> **Data shown**

- - - - -

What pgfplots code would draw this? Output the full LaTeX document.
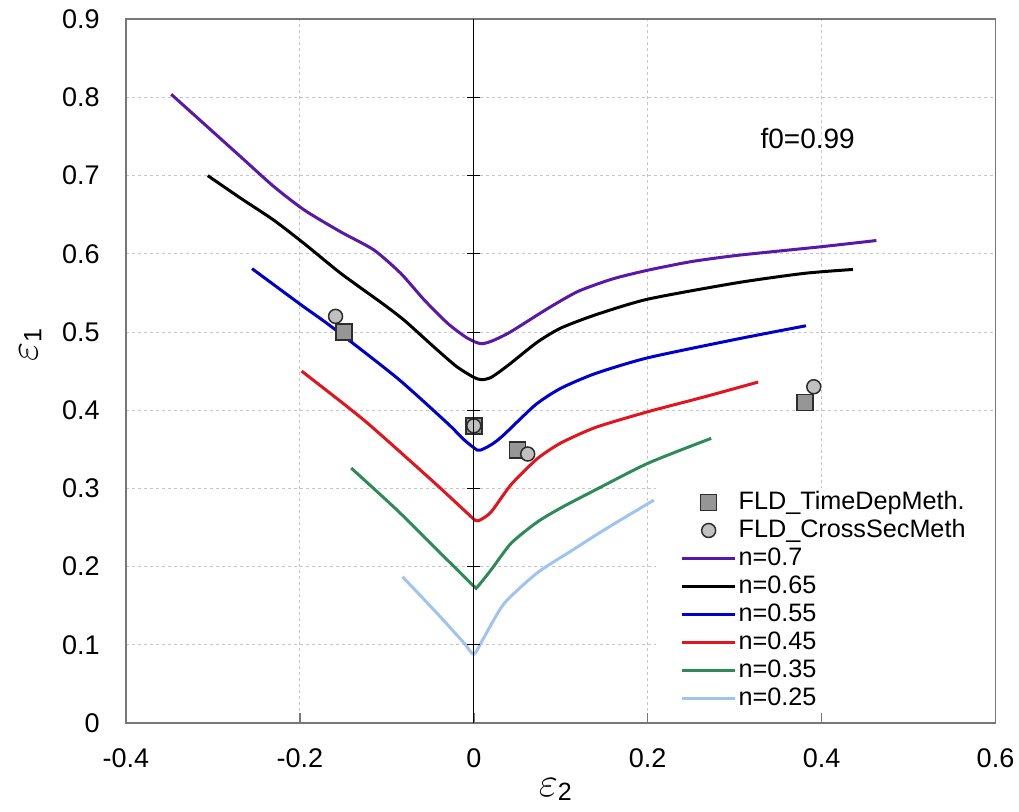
\documentclass[border=0pt]{standalone}
\usepackage{fontspec}
\setmainfont{Liberation Sans}
\usepackage{pgfplots}
\pgfplotsset{compat=1.18}
\definecolor{cP}{RGB}{88,24,168}
\definecolor{cB}{RGB}{0,0,204}
\definecolor{cR}{RGB}{228,20,30}
\definecolor{cG}{RGB}{46,139,87}
\definecolor{cL}{RGB}{160,196,240}
\definecolor{frameC}{RGB}{120,120,120}
\definecolor{sqF}{RGB}{150,150,150}
\definecolor{ciF}{RGB}{192,192,192}
\definecolor{edgeC}{RGB}{45,45,45}
\begin{document}
\begin{tikzpicture}
\begin{axis}[
  at={(0,0)}, anchor=south west, scale only axis,
  width=434.75pt, height=351.9pt,
  xmin=-0.4, xmax=0.6, ymin=0, ymax=0.9,
  xtick={-0.4,-0.2,0,0.2,0.4,0.6},
  ytick={0,0.1,0.2,0.3,0.4,0.5,0.6,0.7,0.8,0.9},
  grid=major,
  grid style={dash pattern=on 1.5pt off 1.5pt, color=gray!45, line width=0.5pt},
  axis line style={frameC, line width=0.75pt},
  xtick pos=left, tick align=inside, major tick length=5pt,
  ytick style={draw=none},
  xtick style={frameC, line width=0.75pt},
  /pgf/number format/assume math mode=true,
  ticklabel style={font=\fontsize{13.5}{16}\selectfont},
  xticklabel style={anchor=north, inner sep=0pt, yshift=-12.5pt},
  yticklabel style={anchor=east, inner sep=0pt, xshift=-13pt},
  xlabel={{\fontsize{21}{21}\selectfont$\varepsilon$}\raisebox{-2pt}{\fontsize{12.5}{12.5}\selectfont 2}},
  ylabel={{\fontsize{21}{21}\selectfont$\varepsilon$}\raisebox{-2pt}{\fontsize{12.5}{12.5}\selectfont 1}},
  xlabel style={at={(axis description cs:0.4937,-0.094)}, anchor=center, inner sep=0pt},
  ylabel style={at={(axis description cs:-0.110,0.537)}, anchor=center, inner sep=0pt},
  set layers,
  legend style={at={(0.6087,0.3338)}, anchor=north west, draw=none, fill=white,
    inner xsep=12.5pt, inner ysep=0pt, row sep=0pt,
    font=\fontsize{12.6}{14}\selectfont,
    nodes={inner xsep=1pt, inner ysep=0pt, text height=10.5pt, text depth=3.5pt}},
  legend cell align=left,
  legend image code/.code={\draw[mark repeat=2,mark phase=2] plot coordinates {(0pt,0pt)(13.25pt,0pt)(26.5pt,0pt)};},
  every axis plot/.append style={line width=1.5pt},
]
\addplot[only marks, mark=square*, mark size=4pt, fill=sqF, draw=edgeC, line width=0.75pt, on layer=axis foreground]
  coordinates {(-0.149,0.500) (0,0.380) (0.050,0.349) (0.381,0.410)};
\addlegendentry{FLD\_TimeDepMeth.}
\addplot[only marks, mark=*, mark size=3.5pt, fill=ciF, draw=edgeC, line width=0.75pt, on layer=axis foreground]
  coordinates {(-0.159,0.520) (0,0.380) (0.062,0.344) (0.391,0.430)};
\addlegendentry{FLD\_CrossSecMeth}
\addplot[cP, smooth, tension=0.4] coordinates {
(-0.348,0.804) (-0.306,0.762) (-0.268,0.724) (-0.230,0.686) (-0.195,0.656)
(-0.153,0.628) (-0.115,0.605) (-0.084,0.575) (-0.057,0.541) (-0.030,0.511)
(-0.010,0.494) (0.002,0.487) (0.010,0.485) (0.022,0.489) (0.042,0.500)
(0.085,0.530) (0.120,0.552) (0.160,0.568) (0.200,0.579) (0.250,0.590)
(0.303,0.598) (0.399,0.609) (0.463,0.617)};
\addlegendentry{n=0.7}
\addplot[black, smooth, tension=0.4] coordinates {
(-0.306,0.700) (-0.268,0.671) (-0.230,0.643) (-0.195,0.613) (-0.153,0.575)
(-0.107,0.538) (-0.080,0.515) (-0.046,0.481) (-0.020,0.456) (0.000,0.442)
(0.009,0.439) (0.020,0.442) (0.039,0.457) (0.073,0.487) (0.100,0.505)
(0.140,0.522) (0.200,0.542) (0.303,0.563) (0.380,0.575) (0.436,0.580)};
\addlegendentry{n=0.65}
\addplot[cB, smooth, tension=0.4] coordinates {
(-0.255,0.581) (-0.199,0.535) (-0.164,0.507) (-0.088,0.441) (-0.030,0.383)
(-0.012,0.363) (0.004,0.349) (0.012,0.351) (0.023,0.358) (0.035,0.369)
(0.071,0.407) (0.100,0.428) (0.140,0.447) (0.200,0.467) (0.303,0.491) (0.382,0.508)};
\addlegendentry{n=0.55}
\addplot[cR, smooth, tension=0.4] coordinates {
(-0.198,0.450) (-0.126,0.387) (-0.049,0.311) (-0.011,0.272) (0.002,0.259)
(0.008,0.260) (0.020,0.270) (0.043,0.305) (0.073,0.338) (0.100,0.358)
(0.140,0.378) (0.200,0.398) (0.265,0.417) (0.327,0.436)};
\addlegendentry{n=0.45}
\addplot[cG, smooth, tension=0.4] coordinates {
(-0.141,0.326) (-0.088,0.272) (-0.030,0.208) (0.000,0.175) (0.004,0.174)
(0.020,0.196) (0.043,0.230) (0.073,0.257) (0.100,0.275) (0.131,0.293)
(0.200,0.332) (0.273,0.364)};
\addlegendentry{n=0.35}
\addplot[cL, smooth, tension=0.4] coordinates {
(-0.082,0.187) (-0.042,0.140) (-0.011,0.102) (0.000,0.088) (0.012,0.110)
(0.035,0.153) (0.073,0.192) (0.112,0.220) (0.150,0.247) (0.207,0.285)};
\addlegendentry{n=0.25}
\node[font=\fontsize{14}{16}\selectfont] at (axis cs:0.384,0.748) {f0=0.99};
\end{axis}
\begin{axis}[
  at={(0,0)}, anchor=south west, scale only axis,
  width=434.75pt, height=351.9pt,
  xmin=-0.4, xmax=0.6, ymin=0, ymax=0.9,
  axis x line=none, axis y line=center,
  axis line style={-, black, line width=0.6pt},
  every inner y axis line/.append style={-},
  xtick=\empty,
  ytick={0.1,0.2,0.3,0.4,0.5,0.6,0.7,0.8},
  yticklabels={},
  tick align=center, major tick length=6.5pt,
  ytick style={black, line width=0.5pt},
]
\addplot[draw=none, forget plot] coordinates {(0,0.1)};
\end{axis}
\pgfresetboundingbox
\path[use as bounding box] (-63pt,-44pt) rectangle (446.5pt,361.5pt);
\end{tikzpicture}
\end{document}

- - - - -

> **Task objective**
Make an exact reproduction of the listing above, without any pictures.

> **Exercise answer**
What pgfplots code would draw this? Output the full LaTeX document.
\documentclass[border=0pt]{standalone}
\usepackage{fontspec}
\setmainfont{Liberation Sans}
\usepackage{pgfplots}
\pgfplotsset{compat=1.18}
\definecolor{cP}{RGB}{88,24,168}
\definecolor{cB}{RGB}{0,0,204}
\definecolor{cR}{RGB}{228,20,30}
\definecolor{cG}{RGB}{46,139,87}
\definecolor{cL}{RGB}{160,196,240}
\definecolor{frameC}{RGB}{120,120,120}
\definecolor{sqF}{RGB}{150,150,150}
\definecolor{ciF}{RGB}{192,192,192}
\definecolor{edgeC}{RGB}{45,45,45}
\begin{document}
\begin{tikzpicture}
\begin{axis}[
  at={(0,0)}, anchor=south west, scale only axis,
  width=434.75pt, height=351.9pt,
  xmin=-0.4, xmax=0.6, ymin=0, ymax=0.9,
  xtick={-0.4,-0.2,0,0.2,0.4,0.6},
  ytick={0,0.1,0.2,0.3,0.4,0.5,0.6,0.7,0.8,0.9},
  grid=major,
  grid style={dash pattern=on 1.5pt off 1.5pt, color=gray!45, line width=0.5pt},
  axis line style={frameC, line width=0.75pt},
  xtick pos=left, tick align=inside, major tick length=5pt,
  ytick style={draw=none},
  xtick style={frameC, line width=0.75pt},
  /pgf/number format/assume math mode=true,
  ticklabel style={font=\fontsize{13.5}{16}\selectfont},
  xticklabel style={anchor=north, inner sep=0pt, yshift=-12.5pt},
  yticklabel style={anchor=east, inner sep=0pt, xshift=-13pt},
  xlabel={{\fontsize{21}{21}\selectfont$\varepsilon$}\raisebox{-2pt}{\fontsize{12.5}{12.5}\selectfont 2}},
  ylabel={{\fontsize{21}{21}\selectfont$\varepsilon$}\raisebox{-2pt}{\fontsize{12.5}{12.5}\selectfont 1}},
  xlabel style={at={(axis description cs:0.4937,-0.094)}, anchor=center, inner sep=0pt},
  ylabel style={at={(axis description cs:-0.110,0.537)}, anchor=center, inner sep=0pt},
  set layers,
  legend style={at={(0.6087,0.3338)}, anchor=north west, draw=none, fill=white,
    inner xsep=12.5pt, inner ysep=0pt, row sep=0pt,
    font=\fontsize{12.6}{14}\selectfont,
    nodes={inner xsep=1pt, inner ysep=0pt, text height=10.5pt, text depth=3.5pt}},
  legend cell align=left,
  legend image code/.code={\draw[mark repeat=2,mark phase=2] plot coordinates {(0pt,0pt)(13.25pt,0pt)(26.5pt,0pt)};},
  every axis plot/.append style={line width=1.5pt},
]
\addplot[only marks, mark=square*, mark size=4pt, fill=sqF, draw=edgeC, line width=0.75pt, on layer=axis foreground]
  coordinates {(-0.149,0.500) (0,0.380) (0.050,0.349) (0.381,0.410)};
\addlegendentry{FLD\_TimeDepMeth.}
\addplot[only marks, mark=*, mark size=3.5pt, fill=ciF, draw=edgeC, line width=0.75pt, on layer=axis foreground]
  coordinates {(-0.159,0.520) (0,0.380) (0.062,0.344) (0.391,0.430)};
\addlegendentry{FLD\_CrossSecMeth}
\addplot[cP, smooth, tension=0.4] coordinates {
(-0.348,0.804) (-0.306,0.762) (-0.268,0.724) (-0.230,0.686) (-0.195,0.656)
(-0.153,0.628) (-0.115,0.605) (-0.084,0.575) (-0.057,0.541) (-0.030,0.511)
(-0.010,0.494) (0.002,0.487) (0.010,0.485) (0.022,0.489) (0.042,0.500)
(0.085,0.530) (0.120,0.552) (0.160,0.568) (0.200,0.579) (0.250,0.590)
(0.303,0.598) (0.399,0.609) (0.463,0.617)};
\addlegendentry{n=0.7}
\addplot[black, smooth, tension=0.4] coordinates {
(-0.306,0.700) (-0.268,0.671) (-0.230,0.643) (-0.195,0.613) (-0.153,0.575)
(-0.107,0.538) (-0.080,0.515) (-0.046,0.481) (-0.020,0.456) (0.000,0.442)
(0.009,0.439) (0.020,0.442) (0.039,0.457) (0.073,0.487) (0.100,0.505)
(0.140,0.522) (0.200,0.542) (0.303,0.563) (0.380,0.575) (0.436,0.580)};
\addlegendentry{n=0.65}
\addplot[cB, smooth, tension=0.4] coordinates {
(-0.255,0.581) (-0.199,0.535) (-0.164,0.507) (-0.088,0.441) (-0.030,0.383)
(-0.012,0.363) (0.004,0.349) (0.012,0.351) (0.023,0.358) (0.035,0.369)
(0.071,0.407) (0.100,0.428) (0.140,0.447) (0.200,0.467) (0.303,0.491) (0.382,0.508)};
\addlegendentry{n=0.55}
\addplot[cR, smooth, tension=0.4] coordinates {
(-0.198,0.450) (-0.126,0.387) (-0.049,0.311) (-0.011,0.272) (0.002,0.259)
(0.008,0.260) (0.020,0.270) (0.043,0.305) (0.073,0.338) (0.100,0.358)
(0.140,0.378) (0.200,0.398) (0.265,0.417) (0.327,0.436)};
\addlegendentry{n=0.45}
\addplot[cG, smooth, tension=0.4] coordinates {
(-0.141,0.326) (-0.088,0.272) (-0.030,0.208) (0.000,0.175) (0.004,0.174)
(0.020,0.196) (0.043,0.230) (0.073,0.257) (0.100,0.275) (0.131,0.293)
(0.200,0.332) (0.273,0.364)};
\addlegendentry{n=0.35}
\addplot[cL, smooth, tension=0.4] coordinates {
(-0.082,0.187) (-0.042,0.140) (-0.011,0.102) (0.000,0.088) (0.012,0.110)
(0.035,0.153) (0.073,0.192) (0.112,0.220) (0.150,0.247) (0.207,0.285)};
\addlegendentry{n=0.25}
\node[font=\fontsize{14}{16}\selectfont] at (axis cs:0.384,0.748) {f0=0.99};
\end{axis}
\begin{axis}[
  at={(0,0)}, anchor=south west, scale only axis,
  width=434.75pt, height=351.9pt,
  xmin=-0.4, xmax=0.6, ymin=0, ymax=0.9,
  axis x line=none, axis y line=center,
  axis line style={-, black, line width=0.6pt},
  every inner y axis line/.append style={-},
  xtick=\empty,
  ytick={0.1,0.2,0.3,0.4,0.5,0.6,0.7,0.8},
  yticklabels={},
  tick align=center, major tick length=6.5pt,
  ytick style={black, line width=0.5pt},
]
\addplot[draw=none, forget plot] coordinates {(0,0.1)};
\end{axis}
\pgfresetboundingbox
\path[use as bounding box] (-63pt,-44pt) rectangle (446.5pt,361.5pt);
\end{tikzpicture}
\end{document}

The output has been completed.